This was the allocated book of my first-ever meeting with a newly formed local book club. By the time I started it, I thought I’d left it too late to finish before the meeting – then I read it compulsively in about three days. I finished it in tears as sunlight encroached across my living room floor on a long Sunday morning.
In short, the novel is about a young boy, Oskar Schell, who loses his father in the September 11 terrorist attacks. Oskar is a precocious nine-year-old, and his father encouraged his inquisitive mind by often setting him tasks and puzzles. So, when his father dies and Oskar finds a key in an envelope with the word ‘Black’ written on it hidden in a vase, he sets out to solve what he hopes is his father’s last journey of discovery for him – by travelling throughout New York meeting everybody with the surname Black.
It was at this point that the book became a little far-fetched – even when you find out that Oskar’s mother had become aware of her sons journey and, despite not knowing the full details, pre-contacted his ‘Blacks’ ahead of his arrival would she 1. really have allowed a nine-year-old in post-911 New York to travel across the city alone (or, as it turns out, accompanied by an elderly stranger)? or 2. as a grieving and apparently very busy lawyer, had the foresight and will to play a behind the scenes role in the entire elaborate scheme for his sake, without actually knowing what he was looking for or what the result would be?

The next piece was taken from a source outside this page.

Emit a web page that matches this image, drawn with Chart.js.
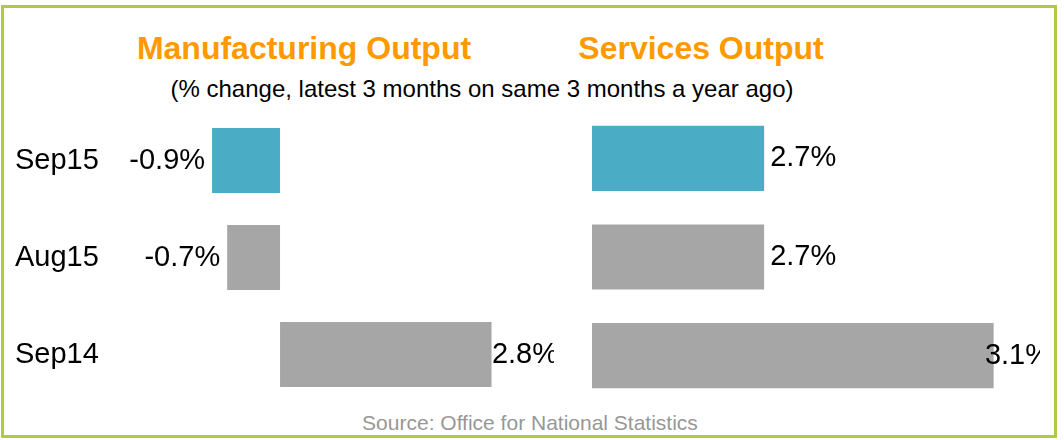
<!DOCTYPE html>
<html>
<head>
<meta charset="utf-8">
<script src="https://cdn.jsdelivr.net/npm/chart.js@4/dist/chart.umd.min.js"></script>
<style>
  body { margin: 0; background: #fff; font-family: "Liberation Sans", Arial, sans-serif; }
  #page { position: relative; width: 1064px; height: 440px; overflow: hidden; }
  .frame { position: absolute; left: 1px; top: 5px; width: 1056px; height: 433px; box-sizing: border-box; border: 3px solid #AFCB3F; }
  .txt { position: absolute; width: 640px; text-align: center; white-space: nowrap; }
  .title { font-size: 32px; line-height: 32px; font-weight: bold; color: #FF9900; }
  .box { position: absolute; overflow: hidden; }
  canvas { display: block; }
</style>
</head>
<body>
<div id="page">
  <div class="frame"></div>
  <div class="txt title" style="left:-16px; top:32px;">Manufacturing Output</div>
  <div class="txt title" style="left:381px; top:32px;">Services Output</div>
  <div class="txt" style="left:162px; top:77px; font-size:24px; line-height:24px; color:#000;">(% change, latest 3 months on same 3 months a year ago)</div>
  <div class="txt" style="left:210px; top:412px; font-size:21px; line-height:21px; color:#979797;">Source: Office for National Statistics</div>

  <div class="box" style="left:0; top:94px; width:554px; height:327px;">
    <canvas id="chartManuf" width="580" height="327"></canvas>
  </div>
  <div class="box" style="left:592px; top:91px; width:448px; height:332px;">
    <canvas id="chartServ" width="459" height="332"></canvas>
  </div>
</div>

<script>
// datos
const categorias = ['Sep15', 'Aug15', 'Sep14'];
const manufactura = [-0.9, -0.7, 2.8];
const servicios = [2.7, 2.7, 3.1];
const coloresBarras = ['#4BACC6', '#A6A6A6', '#A6A6A6'];

const fuente = '"Liberation Sans", Arial, sans-serif';

// etiquetas de valor al final de cada barra (se mantienen dentro del area del grafico)
const etiquetasValor = {
    id: 'etiquetasValor',
    afterDatasetsDraw(chart) {
        const ctx = chart.ctx;
        const meta = chart.getDatasetMeta(0);
        const datos = chart.data.datasets[0].data;
        const area = chart.chartArea;
        ctx.save();
        ctx.font = `29px ${fuente}`;
        ctx.fillStyle = '#000';
        ctx.textBaseline = 'middle';
        meta.data.forEach((barra, i) => {
            const valor = datos[i];
            const texto = valor.toFixed(1) + '%';
            if (valor < 0) {
                ctx.textAlign = 'right';
                ctx.fillText(texto, barra.x - 7, barra.y);
            } else {
                ctx.textAlign = 'left';
                const ancho = ctx.measureText(texto).width;
                const x = Math.min(barra.x + 6, area.right - ancho);
                ctx.fillText(texto, x, barra.y);
            }
        });
        ctx.restore();
    }
};

const opcionesBase = (escalaX, escalaY) => ({
    indexAxis: 'y',
    responsive: false,
    animation: false,
    layout: { padding: escalaX.padding },
    plugins: { legend: { display: false }, tooltip: { enabled: false } },
    scales: {
        x: escalaX.scale,
        y: escalaY
    }
});

new Chart(document.querySelector('#chartManuf'), {
    type: 'bar',
    data: {
        labels: categorias,
        datasets: [{
            data: manufactura,
            backgroundColor: coloresBarras,
            barPercentage: 0.67,
            categoryPercentage: 1
        }]
    },
    options: opcionesBase(
        {
            padding: { left: 15, right: 22, top: 18, bottom: 18 },
            scale: { min: -1.5, max: 3.68, display: false }
        },
        {
            grid: { display: false },
            border: { display: false },
            ticks: {
                crossAlign: 'far',
                padding: 0,
                color: '#000',
                font: { size: 29, family: fuente }
            },
            afterFit: (s) => { s.width = 151.75; }
        }
    ),
    plugins: [etiquetasValor]
});

new Chart(document.querySelector('#chartServ'), {
    type: 'bar',
    data: {
        labels: categorias,
        datasets: [{
            data: servicios,
            backgroundColor: coloresBarras,
            barPercentage: 0.66,
            categoryPercentage: 1
        }]
    },
    options: opcionesBase(
        {
            padding: { left: 0, right: 0, top: 18, bottom: 18 },
            scale: { min: 2.4, max: 3.2, beginAtZero: false, display: false }
        },
        { display: false }
    ),
    plugins: [etiquetasValor]
});
</script>
</body>
</html>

However, other than that criticism – and with suspended disbelief – the plot was engaging and the characters that you met in the Blacks of New York were often symbolic and usually very moving. Oskar’s grief (his “heavy boots”) is believable and sad – particularly the secret he carries on his little shoulders of having heard his father’s final voice messages, found himself unable to answer the ringing phone in the crucial moment and having hidden the answering machine from his mother. He sometimes bears the guilt by “giving [himself] a little bruise” which is heart-breaking in both its gravity and innocence.
Oskar’s story runs parallel with that of his grandparents – narrated largely through letters, and often set in WWII Germany. The relationship between Oskar’s German grandparents is highly unusual, sometimes a little confronting but moving in its own right and Foer’s main outlet for experimental prose – not all of which was easy to follow.

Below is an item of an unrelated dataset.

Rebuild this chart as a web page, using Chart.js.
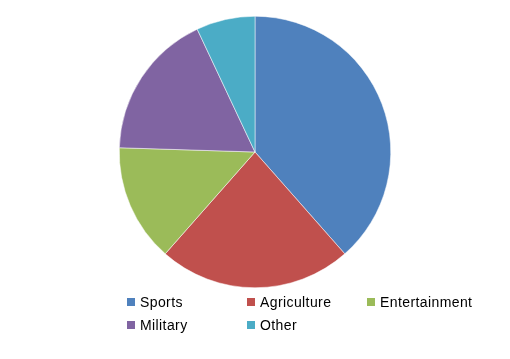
<!DOCTYPE html>
<html>
<head>
<meta charset="utf-8">
<script src="https://cdn.jsdelivr.net/npm/chart.js@4"></script>
<style>
  body { margin: 0; background: #fff; }
  #wrap { position: relative; width: 510px; height: 359px; }
  #legend { position: absolute; left: 127px; top: 294px; width: 380px;
    font-family: "Liberation Sans", Arial, sans-serif; font-size: 14px; letter-spacing: 0.4px; color: #000; }
  .item { position: absolute; display: flex; align-items: center; white-space: nowrap; }
  .box { width: 8px; height: 8px; margin-right: 5px; }
</style>
</head>
<body>
<div id="wrap">
  <canvas id="pieChart" width="510" height="359"></canvas>
  <div id="legend"></div>
</div>
<script>
const labels = ["Sports", "Agriculture", "Entertainment", "Military", "Other"];
const values = [38.5, 23, 14, 17.5, 7];
const colors = ["#4F81BD", "#C0504D", "#9BBB59", "#8064A2", "#4BACC6"];

// legend laid out as a 3-column grid like the original
const legend = document.getElementById("legend");
labels.forEach((lab, i) => {
  const el = document.createElement("div");
  el.className = "item";
  el.style.left = (i % 3) * 120 + "px";
  el.style.top = Math.floor(i / 3) * 23 + "px";
  el.innerHTML = `<span class="box" style="background:${colors[i]}"></span>${lab}`;
  legend.appendChild(el);
});

new Chart(document.getElementById("pieChart"), {
  type: "pie",
  data: {
    labels: labels,
    datasets: [{
      data: values,
      backgroundColor: colors,
      borderColor: "#ffffff",
      borderWidth: 0.5
    }]
  },
  options: {
    responsive: false,
    animation: false,
    layout: { padding: { top: 16, bottom: 71 } },
    plugins: {
      legend: { display: false },
      tooltip: { enabled: false }
    }
  }
});
</script>
</body>
</html>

Another technique used by Foer in this book was imagery and representative fonts/text – a la The Curious Incident of the Dog in the Night Time and (I’m told, having never read it) Diary of a Wimpy Kid. So, for example, when we’re told Oskar’s mute grandfather writes one word in the centre of the page, the next page has just one word in the centre of the page (possibly another reason this was such a quick read). Or, when Oskar is looking through his secret collection of print outs and magazine cut-outs, we see the same pictures on the page that he describes. Some in the book club said they found this distracting, and I can see their point to an extent. But I appreciated the effectiveness of the technique in some instances – particularly in the epistolary sections, and as a reminder of some of that shocking and infamous imagery that came out of 911, which I have to confess I found myself morbidly revisiting online whilst reading this book. However, I also thought the technique sometimes unnecessary and borderline pretentious – as if Foer was just doing it because he could, rather than to complement the text or add meaning.
There is a movie adaptation of this book starring Tom Hanks and Sandra Bullock as Oskar’s parents. I haven’t seen it yet and am reluctant to, one reason being because it combines two central characters into one, and another because I can’t imagine how a book so reliant on the written word for effect could translate well onto screen.
Next Book Club book is The Other Hand by Chris Cleave.